Here is the end result. with the bumper mounted. I will clean it up a bit when I put in my mesh to cover up the IC (Mesh may be gay but if you seen my last IC, you'll know that Soft aluminum + Stones = Asking for a leak.



So thats it now have a nice day.
"But wait Mr.Xgen. I did everything you told me and now my end tank hits the radiator!, you are so full of ---- like HT"
Oh ----, yeah Sorry.
Ok on to the next part. The rad relocation.
Using this intercooler you will need to relocate the rad. no if's and but's, its going to happen weather you want to or not so if you're not up to the task then dont bother with this intercooler.
Take out the rad and looking at it from the front move it over so it clears the end tank (about 2")

Next, zip tie it down to your traction bars. if you dont have these then you'll have to come up with something.
I'd bolt a piece of 1" X 12" plate to the stock rad mounts and you can zip tie it to the plate. make sure you use some rubber on the bottom of the rad so the plastic does not vibrate on the metal.


You can use the upper rad hose to hold your rad or you can move the bracket over as well. I'm going to drill and tap a new hole for the screw to thread in to.

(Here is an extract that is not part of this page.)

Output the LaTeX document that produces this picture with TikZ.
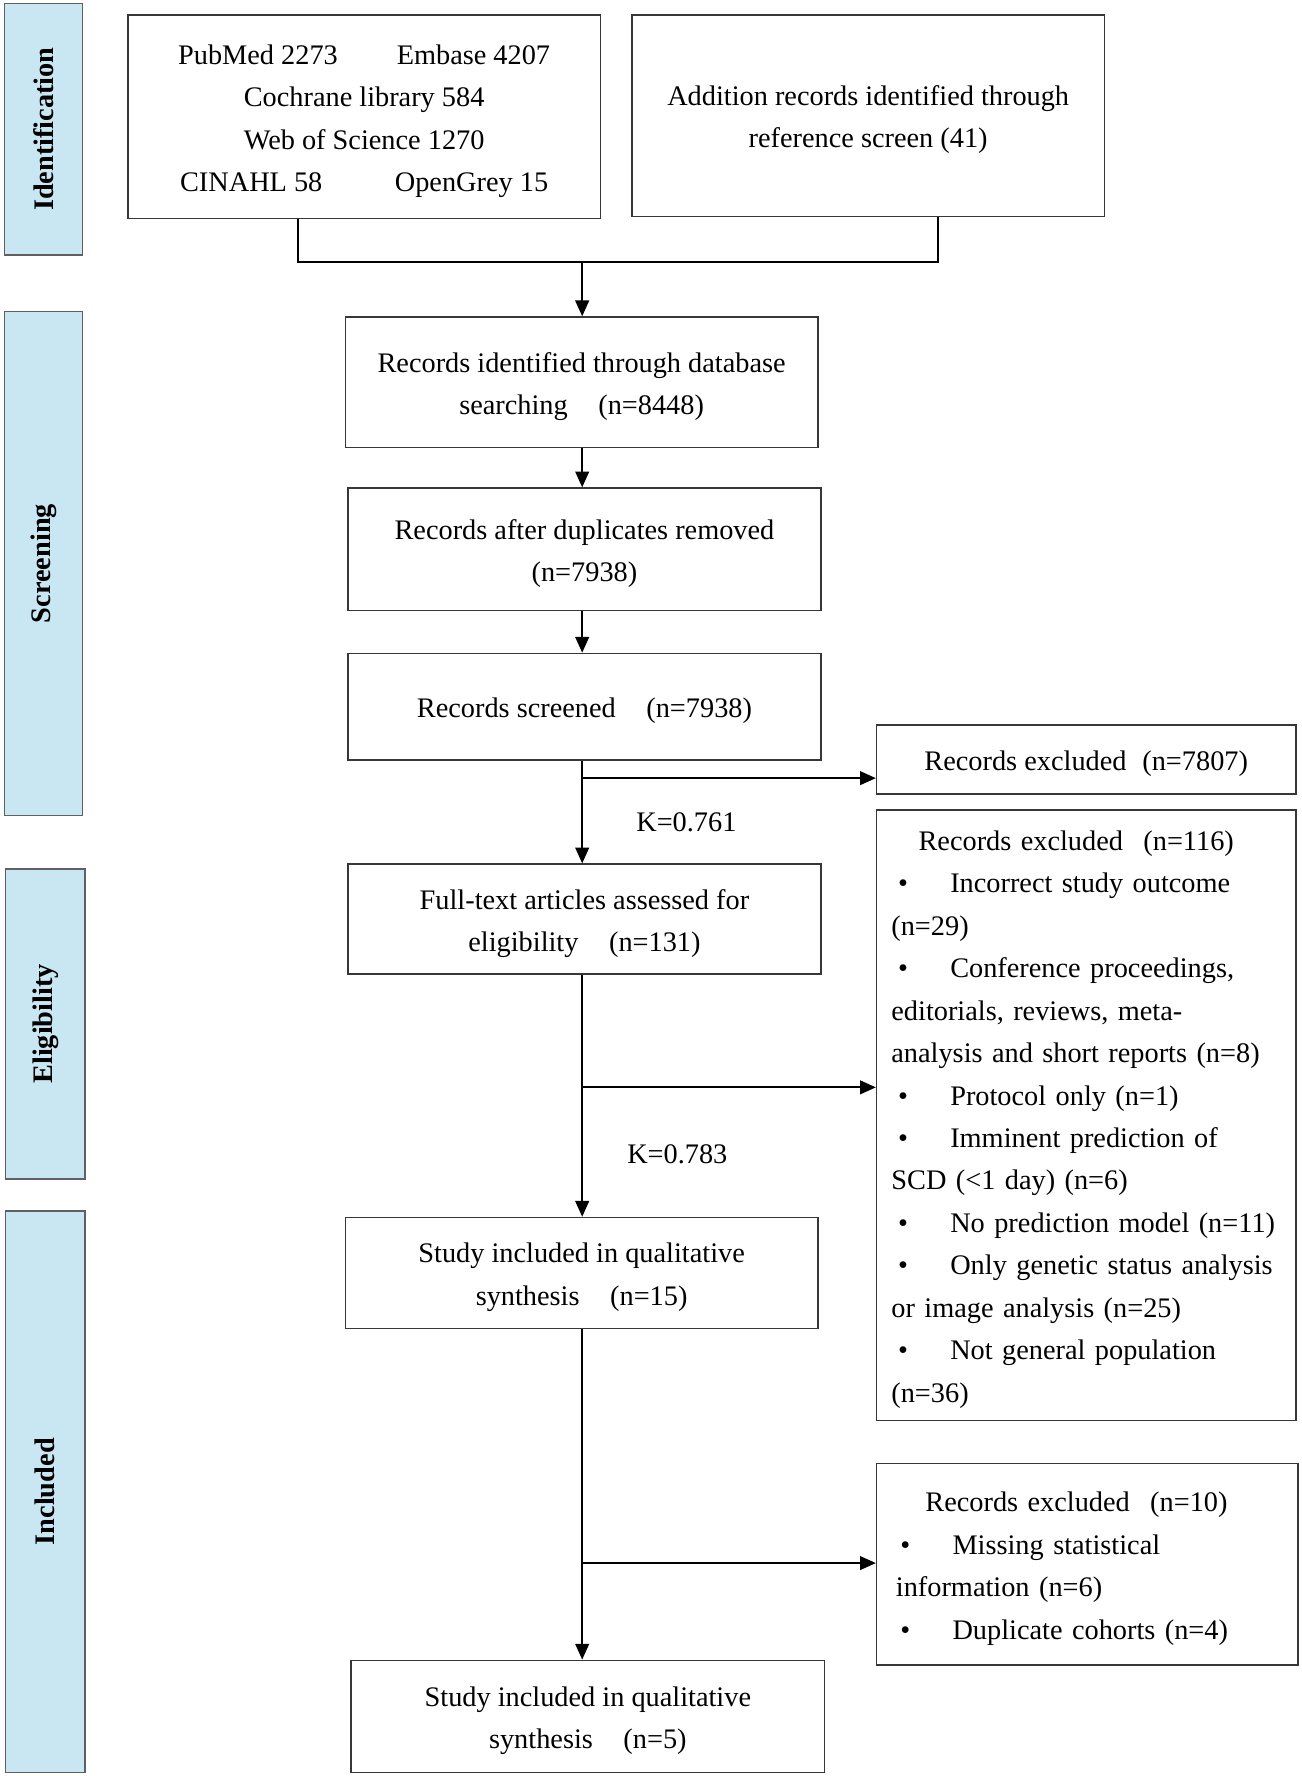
\documentclass[tikz,border=0pt]{standalone}
\usepackage{fontspec}
\setmainfont{Liberation Serif}
\usetikzlibrary{arrows.meta}
\definecolor{barblue}{RGB}{200,231,242}
\definecolor{boxline}{RGB}{55,55,55}
\newcommand\igap{\hspace{13.5pt}}
\newcommand\tp{\rule{0pt}{12.5pt}}
\newcommand\bul{\makebox[25pt][l]{\hspace{2pt}\textbullet}}
\begin{document}
\begin{tikzpicture}[x=0.5pt,y=-0.5pt,
  box/.style={draw=boxline, line width=0.7pt, align=center, inner sep=0pt,
    font=\fontsize{12.5}{18.75}\selectfont},
  lbox/.style={draw=boxline, line width=0.7pt, align=left, inner xsep=8.5pt, inner ysep=0pt,
    font=\fontsize{12.5}{18.75}\selectfont},
  bar/.style={draw=gray!75!black, fill=barblue, line width=0.7pt},
  barlabel/.style={rotate=90, font=\fontsize{12.5}{15}\selectfont\bfseries},
  klabel/.style={font=\fontsize{12.5}{15}\selectfont},
  ln/.style={line width=1pt},
  arr/.style={line width=1pt, -{Triangle[length=7pt,width=6pt]}}]

\useasboundingbox (0,0) rectangle (1149,1568);

% side bars
\draw[bar] (4,3) rectangle (73,225);
\node[barlabel] (lid) at (38.5,114) {Identification};
\draw[bar] (4,275) rectangle (73,720);
\node[barlabel] (lsc) at (38.5,497.5) {Screening};
\draw[bar] (5,767) rectangle (75,1041);
\node[barlabel] (lel) at (40,904) {Eligibility};
\draw[bar] (5,1069) rectangle (75,1565);
\node[barlabel] (lin) at (40,1317) {Included};

% main boxes
\node[box, minimum width=208.5pt, minimum height=90pt] (A) at (321.5,103)
  {\tp PubMed 2273\hspace{26pt}Embase 4207\\
   Cochrane library 584\\
   Web of Science 1270\\
   CINAHL 58\hspace{32pt}OpenGrey 15};
\node[box, minimum width=208.5pt, minimum height=89pt] (B) at (766.5,102)
  {\tp Addition records identified through\\ reference screen (41)};
\node[box, minimum width=208.5pt, minimum height=57.5pt] (C) at (513.5,337.5)
  {\tp Records identified through database\\ searching\igap(n=8448)};
\node[box, minimum width=209pt, minimum height=54pt] (D) at (516,485)
  {\tp Records after duplicates removed\\ (n=7938)};
\node[box, minimum width=209pt, minimum height=47pt] (E) at (516,624)
  {\tp Records screened\igap(n=7938)};
\node[box, minimum width=185pt, minimum height=30.5pt] (R1) at (959,670.5)
  {\tp Records excluded\hspace{7pt}(n=7807)};
\node[box, minimum width=209pt, minimum height=48.5pt] (F) at (516,811.5)
  {\tp Full-text articles assessed for\\ eligibility\igap(n=131)};
\node[lbox, inner xsep=6.5pt, text width=172pt, minimum height=269.5pt] (R2) at (959,984.5)
  {\tp\hspace*{12pt}Records excluded\hspace{9pt}(n=116)\\
   \hspace*{1pt}\bul Incorrect study outcome\\
   (n=29)\\
   \hspace*{1pt}\bul Conference proceedings,\\
   editorials, reviews, meta-\\
   analysis and short reports (n=8)\\
   \hspace*{1pt}\bul Protocol only (n=1)\\
   \hspace*{1pt}\bul Imminent prediction of\\
   SCD (<1 day) (n=6)\\
   \hspace*{1pt}\bul No prediction model (n=11)\\
   \hspace*{1pt}\bul Only genetic status analysis\\
   or image analysis (n=25)\\
   \hspace*{1pt}\bul Not general population\\
   (n=36)};
\node[box, minimum width=208.5pt, minimum height=49pt] (G) at (513.5,1124)
  {\tp Study included in qualitative\\ synthesis\igap(n=15)};
\node[lbox, text width=169pt, minimum height=89pt] (R3) at (960,1381)
  {\tp\hspace*{13pt}Records excluded\hspace{9pt}(n=10)\\
   \bul Missing statistical\\
   information (n=6)\\
   \bul Duplicate cohorts (n=4)};
\node[box, minimum width=209pt, minimum height=49.5pt] (H) at (519,1515.5)
  {\tp Study included in qualitative\\ synthesis\igap(n=5)};

% kappa labels
\node[klabel] (k1) at (606,726) {K=0.761};
\node[klabel] (k2) at (598,1019) {K=0.783};

% connectors
\coordinate (jl) at (263,231);
\coordinate (jr) at (828,231);
\coordinate (jm) at (514,231);
\draw[ln] (A.south -| jl) -- (jl) -- (jr) -- (B.south -| jr);
\draw[arr] (jm) -- (C.north -| jm);
\draw[arr] (C.south -| jm) -- (D.north -| jm);
\draw[arr] (D.south -| jm) -- (E.north -| jm);
\draw[arr] (E.south -| jm) -- (F.north -| jm);
\coordinate (b1) at (514,687);
\draw[arr] (b1) -- (R1.west |- b1);
\draw[arr] (F.south -| jm) -- (G.north -| jm);
\coordinate (b2) at (514,960);
\draw[arr] (b2) -- (R2.west |- b2);
\draw[arr] (G.south -| jm) -- (H.north -| jm);
\coordinate (b3) at (514,1380);
\draw[arr] (b3) -- (R3.west |- b3);
\end{tikzpicture}
\end{document}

Ok so now you're done, everythign is installed and zip tied down. hopefully this intercooler works out for you guys too. I know that the drivers side end tank sits kind of high.
To me this is not a problem as I will have a top mount manifold and turbo anyway.
Well this is it. I hope you enjoyed the writeup and goodluck to you if you attempt this. its a very cheap alternative to the $200+ intercoolers.
cost breakdown.
SRT4 intercooler ~$40+ shipping
Zip ties ~$3
Mechanical Knowlege ~Priceless.
Originally Posted by Xgenturbo
"But wait Mr.Xgen. I did everythign you told me and now my end tank hits the radiator!, you are so full of ---- like HT"
I so imagined a little 10 kid. like in the tootsie pop commercials.
Originally Posted by AJxr
got measurements on that intercooler? thinking of putting one in my crx.
Originally Posted by d-man
good writeup Martin! Lookin good. I'm gettin one off Ebay too. Hopefully we can get it installed within the next little bit and get this gay SMIC off.
This was kind of a last minute thing because I realized shortly after doing this that there is no writeups, and I've searched all over. So I took pictures when I had everything cut and measured up already.